Итак, сущность описываемого экономического процесса – в распространении ссудных операций и увеличения ссудного «процента». Чем выше последний, чем больше ссуда входит в обиход социальной жизни, тем благодарнее почва для нарождения нового экономического института – института заработной платы. В недрах первобытного общества означенный институт, как известно большого развития не получил, не получил развития вольнонаемный труд. Правда, в иных случаях мы сталкиваемся с проведением в жизнь начал «свободного» труда. Так, напр., кафры, не имеющие достаточно скота идут работать и служить в хозяйство «двор» своих вождей16, за что и получают соответствующее вознаграждение. Но в общем подобного рода заявление нельзя считать типичным для данной эпохи. В данную эпоху наметились лишь предпосылки имеющих создаться в отдаленном будущем социально-экономических отношений. Первобытное, а затем древнее общество стоят не под знаком противоположения «свободного» труда и его эксплуататоров, а под знаком противоположения кредиторов-организаторов и их должников с одной стороны, рабов и свободных с другой. Резкая форма, в которую отлилась впервые борьба классовых отношений внутри общества, это – борьба, сконцентрированная вокруг долговых обязательств. Вспомните, напр., пролог достоверной истории афинского государства: – возмущение (stasis) тех кто «почти ничего не имел» против «немногих», завладевших всею землею, игравшею роль главного средства производства17. Воcстали именно должники18 против заимодавдев, восстали мелкие слои собственников, которые постепенно переходили на положение «деклассированных», выбрасывались за борт своего класса.

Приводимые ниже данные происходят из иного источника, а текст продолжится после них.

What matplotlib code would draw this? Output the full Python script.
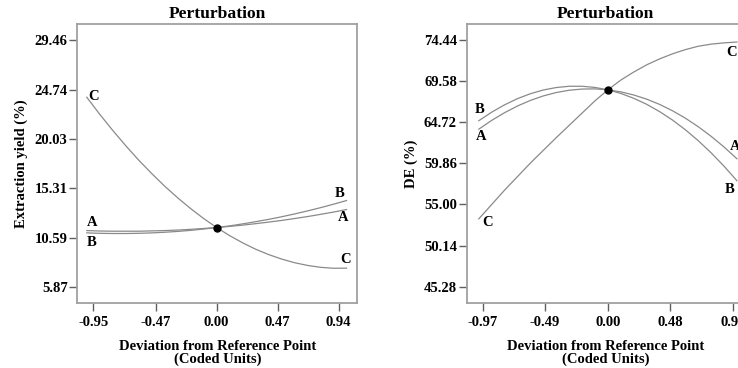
import numpy as np
import matplotlib
matplotlib.use("Agg")
import matplotlib.pyplot as plt

# coded deviation from the reference point, shared by every curve
dev = [-1.0, -0.9, -0.8, -0.7, -0.6, -0.5, -0.4, -0.3, -0.2, -0.1, 0.0,
       0.1, 0.2, 0.3, 0.4, 0.5, 0.6, 0.7, 0.8, 0.9, 1.0]

# Extraction yield (%) perturbation curves
yield_A = [11.26, 11.22, 11.20, 11.20, 11.20, 11.23, 11.26, 11.31, 11.38, 11.46, 11.55,
           11.66, 11.78, 11.92, 12.07, 12.23, 12.41, 12.60, 12.81, 13.03, 13.27]
yield_B = [11.04, 11.00, 10.98, 10.98, 11.00, 11.04, 11.10, 11.18, 11.28, 11.41, 11.55,
           11.71, 11.90, 12.11, 12.33, 12.58, 12.85, 13.14, 13.45, 13.78, 14.13]
yield_C = [24.00, 22.37, 20.83, 19.37, 17.99, 16.71, 15.50, 14.39, 13.36, 12.41, 11.55,
           10.78, 10.09, 9.48, 8.97, 8.54, 8.19, 7.93, 7.75, 7.66, 7.67]
yield_ref = 11.55

# DE (%) perturbation curves
de_A = [63.90, 64.94, 65.85, 66.64, 67.30, 67.83, 68.23, 68.50, 68.64, 68.66, 68.55,
        68.31, 67.94, 67.45, 66.83, 66.08, 65.20, 64.19, 63.05, 61.79, 60.40]
de_B = [64.90, 65.91, 66.78, 67.51, 68.09, 68.53, 68.82, 68.97, 68.97, 68.83, 68.55,
        68.12, 67.55, 66.84, 65.98, 64.98, 63.83, 62.54, 61.10, 59.52, 57.80]
de_C = [53.30, 55.00, 56.70, 58.30, 59.90, 61.40, 62.90, 64.35, 65.80, 67.25, 68.55,
        69.70, 70.65, 71.50, 72.20, 72.80, 73.30, 73.70, 73.95, 74.10, 74.20]
de_ref = 68.55

yield_xticks = [-0.95, -0.47, 0.00, 0.47, 0.94]
yield_yticks = [5.87, 10.59, 15.31, 20.03, 24.74, 29.46]
de_xticks = [-0.97, -0.49, 0.00, 0.48, 0.97]
de_yticks = [45.28, 50.14, 55.00, 59.86, 64.72, 69.58, 74.44]

plt.rcParams['font.family'] = ['Liberation Serif', 'DejaVu Serif']
plt.rcParams['font.weight'] = 'bold'
plt.rcParams['axes.labelweight'] = 'bold'
plt.rcParams['axes.titleweight'] = 'bold'
plt.rcParams['font.size'] = 10.5

line_col = '#8a8a8a'
frame_col = '#a0a0a0'

fig = plt.figure(figsize=(7.38, 3.68), dpi=100)
ax1 = fig.add_axes([77.3 / 738, 65 / 368, 280 / 738, 279 / 368])
ax2 = fig.add_axes([466.7 / 738, 65 / 368, 278 / 738, 279 / 368])


def style(ax, xticks, yticks, ylabel, ypad):
    for s in ax.spines.values():
        s.set_color(frame_col)
        s.set_linewidth(1.3)
    ax.set_xticks(xticks)
    ax.set_xticklabels([f"{t:.2f}" for t in xticks])
    ax.set_yticks(yticks)
    ax.set_yticklabels([f"{t:.2f}" for t in yticks])
    ax.tick_params(direction='out', length=6, width=1, color='#606060', pad=1)
    ax.tick_params(axis='x', pad=3)
    ax.set_title("Perturbation", pad=4)
    ax.set_xlabel("Deviation from Reference Point\n(Coded Units)", labelpad=8,
                  linespacing=1.0)
    ax.set_ylabel(ylabel, labelpad=ypad)


# left panel: extraction yield
for ys in (yield_A, yield_B, yield_C):
    ax1.plot(dev, ys, color=line_col, lw=0.9)
ax1.plot([0], [yield_ref], 'o', color='black', ms=5)
ax1.set_xlim(-1.073, 1.083)
ax1.set_ylim(4.34, 31.0)
style(ax1, yield_xticks, yield_yticks, "Extraction yield (%)", 5)
for txt, x, y in [("C", -0.95, 24.1), ("A", -0.96, 12.05), ("B", -0.96, 10.14),
                  ("B", 0.95, 14.8), ("A", 0.975, 12.47), ("C", 0.99, 8.46)]:
    ax1.text(x, y, txt, ha='center', va='center')

# right panel: DE (runs past the right edge of the figure)
for ys in (de_A, de_B, de_C):
    ax2.plot(dev, ys, color=line_col, lw=0.9)
ax2.plot([0], [de_ref], 'o', color='black', ms=5)
ax2.set_xlim(-1.094, 1.06)
ax2.set_ylim(43.35, 76.33)
style(ax2, de_xticks, de_yticks, "DE (%)", 4)
for txt, x, y in [("B", -0.995, 66.23), ("A", -0.98, 62.99), ("C", -0.934, 52.82),
                  ("C", 0.962, 72.93), ("A", 0.988, 61.81), ("B", 0.944, 56.79)]:
    ax2.text(x, y, txt, ha='center', va='center')

fig.savefig("out.png", dpi=100)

В современном капиталистическом обществе подобным деклассированным предстоит участь пролетария. В обществе первобытном и древнем (имеем в виду общество на рубеже его «достоверной» истории19 деклассированные обращались в рабов.
Во времена, предшествовавшие «революционному походу организаторов против коммунистических устоев первобытной общины, член общины, взявший какое-либо орудие или средство производств у другого члена, зачастую, не обязан вернуть это орудие. После победы организаторов над коммунистическими устоями должник, не оправдавший доверия своего кредитора, не вернувший ссуды, стал отвечать своим «телом» перед кредитором. Последний мог даже убить его. Но такой способ погашения долга не имел распространения. Предпочитали иной образ действий: должник обязан был погашать долг в течение очень продолжительного времени или всей жизни, работая на кредитора, без права получить малейшую долю выработанного продукта. Более того, погашать его долг, при подобных же условиях, приходилось и жене его, и детям, и внукам, и правнукам. В лице рабов, труд платил ростовщическому капиталу проценты, которые никогда не грезились во сне самым алчным хищникам современного промышленного и финансового мира. То был золотой век ссудных операций20.